What makes a hero? Nobody knows. What makes a miracle? I’ll let the theologians handle that.
But heres my take. A guy who plays baseball and wins some games in the postseason isn’t a hero. A soldier on a mountain in Afganistan who gets killed by friendly fire isn’t a hero. A pastor who aids and comforts the community after a tornado isn’t a hero.
You know that you can’t watch the news on a regular basis without some reporter or commentator breathlessly declaring that a person was a “hero.”
- The Houston Astros traded Hooks postseason hero…
- Taking a truly honest look at a brutally honest hero (Pat Tillman)

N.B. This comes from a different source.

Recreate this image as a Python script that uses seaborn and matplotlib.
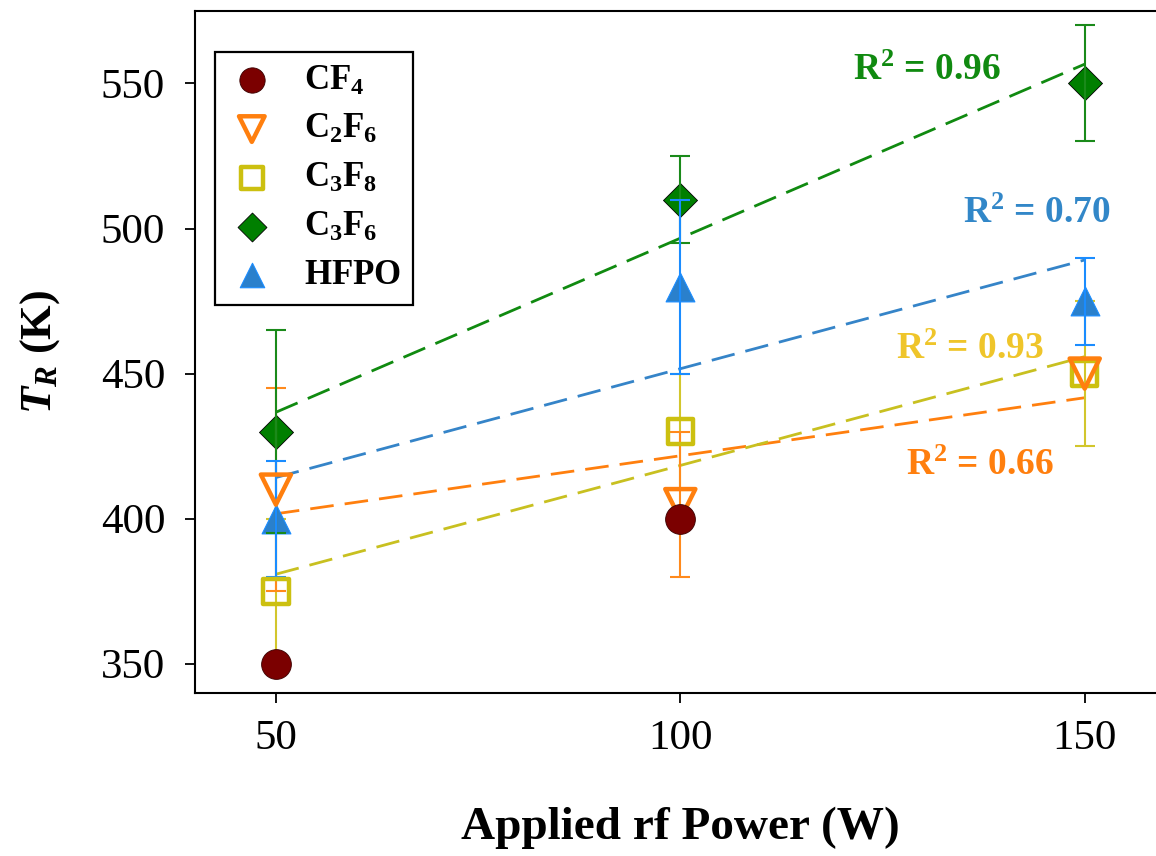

- Pastor Honored as Tornado Hero
As far as miracles? Scoring the winning basket isn’t a miracle. Dragging a man from a lake and doing CPR isn’t a miracle. Dancing isn’t a miracle.
Most of the time it’s the subject of the interview that declares a “miracle.” It was a miracle we survived. It’s a miracle the church wasn’t damaged. It’s a miracle she came out of the coma.
I’ve never had a microphone shoved in my face after a disaster, and I may call someone a hero or the outcome a miracle. But do everybody a favor, producer or editor, don’t use that quote.
We have too many heroes and too many miracles. It diminishes the meaning of the words.
Update: It’s today’s frickin’ miracle story. At least the blogger put quotes around miracle.